To create nicotine products derived from substances other than tobacco, manufacturers have turned to chemicals with potential health impacts that are less understood than their tobacco-derived nicotine counterparts. Yet, these non-tobacco nicotine products have not faced the restrictions on sales and marketing that the FDA requires for tobacco products. As a result, these products are being sold in a variety of fruit and other flavors and have become increasingly popular with youth. A new law signed in March by President Joe Biden gives the FDA jurisdiction to regulate these products and requires that manufacturers now seek FDA approval to sell them.
“Synthetic nicotine manufacturers are marketing an unregulated combination of chemicals used to create nicotine and to flavor their products in ways that appeal to young people. We don’t know the long-term health effects of many of these ingredients, but we do know that these products have been major contributors to the recent epidemic of youth e-cigarette use,” Raoul said. “That is why we are calling on the FDA to take swift action to regulate non-tobacco nicotine products.”
In a letter, Raoul and the coalition argue that these products currently fail to satisfy the FDA’s public health standard, and that public health should not be gambled on the unknown effects.
If the FDA grants marketing authorization to non-tobacco nicotine products, despite the health risks to consumers and especially to youth, Raoul and the coalition maintain that the FDA must impose the same restrictions required of tobacco-derived nicotine products. This would include a ban on all products that include a flavor other than tobacco and strict regulatory requirements regarding their contents, manufacturing, and effect on users’ health. Products should carry warnings concerning their addictiveness, and manufacturers should be required to validate health claims made about their products, such as claiming that a product is safer than tobacco.

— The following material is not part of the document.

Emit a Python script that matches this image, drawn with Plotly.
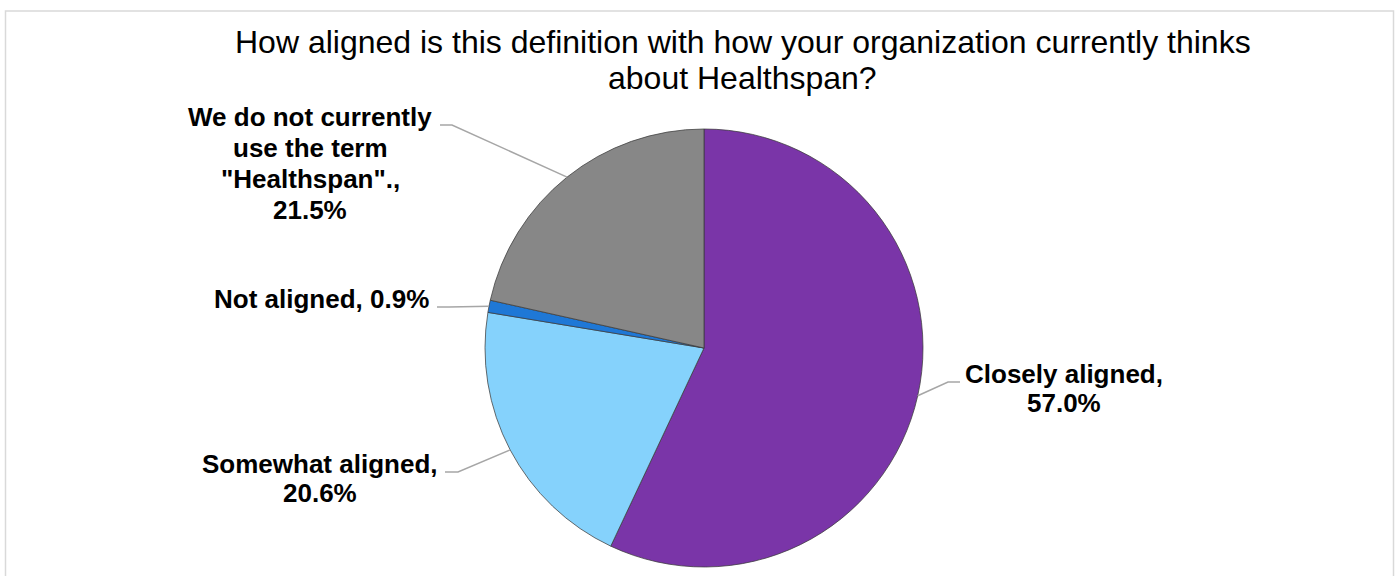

The lack of regulation on non-tobacco nicotine has created an unlevel playing field, as this one category of products has evaded regulatory burdens and restrictions, while its competitors undertake the expense and effort required to conform to FDA requirements. Non-tobacco nicotine products have also skirted the tobacco bans of some major online retailers and are available for purchase online from sellers that do not sell tobacco. These regulatory disparities create incentives for more manufacturers to switch to non-tobacco nicotine products, expanding the problem.
Raoul and the coalition argue that there is no justification for regulating non-tobacco nicotine any differently than tobacco-derived nicotine. If anything, synthetic nicotine’s obscure origins, unexplored chemical characteristics and use in flavored products that appeal to youth call for heightened vigilance.
Today’s letter is part of Raoul’s ongoing work to combat the dramatic increase in youth e-cigarette use and holding e-cigarette manufacturers accountable for epidemic usage levels among youth and teens. In 2021, Gov. J.B. Pritzker signed into law Raoul’s legislation that prohibits companies from marketing e-cigarettes to minors, misleading advertising, and the sale of adulterated e-cigarettes. In 2020, Raoul filed a lawsuit against Juice Man LLC over allegations the company allegedly developed and marketed its products to attract minors. In 2019, Raoul’s office filed a lawsuit, which is ongoing, against the nation’s largest e-cigarette manufacturer, Juul Labs Inc. The Attorney General’s office is also continuing to evaluate other e-cigarette manufacturers as part of a continuing investigation into the e-cigarette industry. Additionally, Raoul has urged the FDA to ban flavored tobacco products and to strengthen e-cigarette guidance by prioritizing enforcement actions against flavored e-cigarettes.